D3SC: Dynamic Effects in Ordinary Organic Reactions in Solution

In this project funded by the Chemical Structure, Dynamics, and Mechanism-B Program of the Chemistry Division, Professor Daniel A. Singleton of Texas A&M University will investigate “dynamic effects” in reaction mechanisms. These are experimental observations in reactions that can neither be predicted nor explained using the standard models for mechanisms.

The proposed research has five aims related to dynamic effects. The first two aims would explore newly identified forms of dynamic effects, one resulting from localized molecular vibrations that can occur in reactions promoted by light and another that arises from a flaw in modern statistical rate theories. A third aim is to apply newly developed understanding of dynamic effects in solvent to reinterpret a large classical area of chemistry, specifically 20th century carbocation chemistry.

In this broad field, it is suggested that old controversies arose from the use of mechanistic models that were too simplified. A fourth aim is to apply a technology that arises from a dynamic effect to learn about mechanisms that are hidden from current chemical approaches. The overarching aim is to develop a comprehensive chemical theory of dynamic effects by combining current theories with machine-learning.

Overall, this project will impact at a fundamental and broad level the understanding of many classic chemical reactions, while providing new approaches to the development and control of reactions. Student training is a major goal of this research including with a good record of including women and members of underrepresented groups in science as part of the research team.

Graduate and undergraduate students in the Singleton group undertake comprehensive projects, which lead to the development of diverse skills. These range from experimental organic chemistry and precision analytical measurements, to quantum chemistry, coding, molecular dynamics calculations, and machine learning. The Singleton group will also continue its program of developing and distributing to the community computational tools that aid the study of dynamic effects in reactions.

The research will particularly investigate an indirect approach to the long-sought goal of vibrationally promoting specific reactions in complex molecules. The idea to be explored is that triplet photosensitizers of varying energies can provide a controllable amount of energy to localized regions in molecules. The project will also investigate a flaw in variational transition state theory in which the actual reaction path departs from that expected based on the potential energy surface, with the primary goal of identifying additional examples of reactions subject to this flaw.

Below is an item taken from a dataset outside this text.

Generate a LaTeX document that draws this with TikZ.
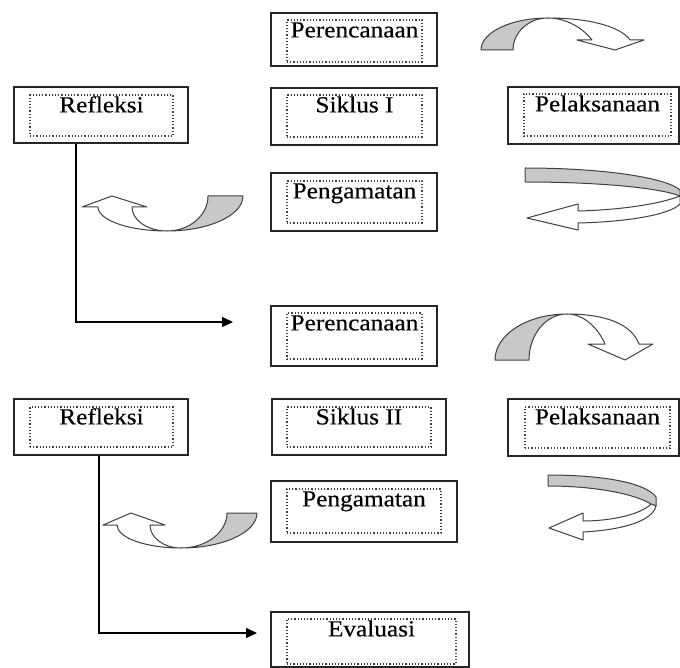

The third project aim is based on the proposal that historical controversies in carbocation chemistry have resulted from the unconsidered intermediacy of incompletely solvated structures. This idea will be explored within a series of prominent classical carbocation reactions. The fourth project aim is to use a recently developed application of a dynamic effect, “energy read-out,” to study key hidden steps in reactions involving alkoxy radicals.

This idea is notably applicable to non-adiabatic proton coupled electron transfer (PCET) reactions where mechanisms are inaccessible through ordinary experimental and computational methods. The final aim is to modify transition state theory by partitioning the transition state into regions of dynamical outcome using machine learning. This includes the development of active-learning and precision-enhancing methods designed to ease the application of trajectories to dynamic effects, as well as the provision of these computational tools to the wider chemical community.

This award reflects NSF's statutory mission and has been deemed worthy of support through evaluation using the Foundation's intellectual merit and broader impacts review criteria.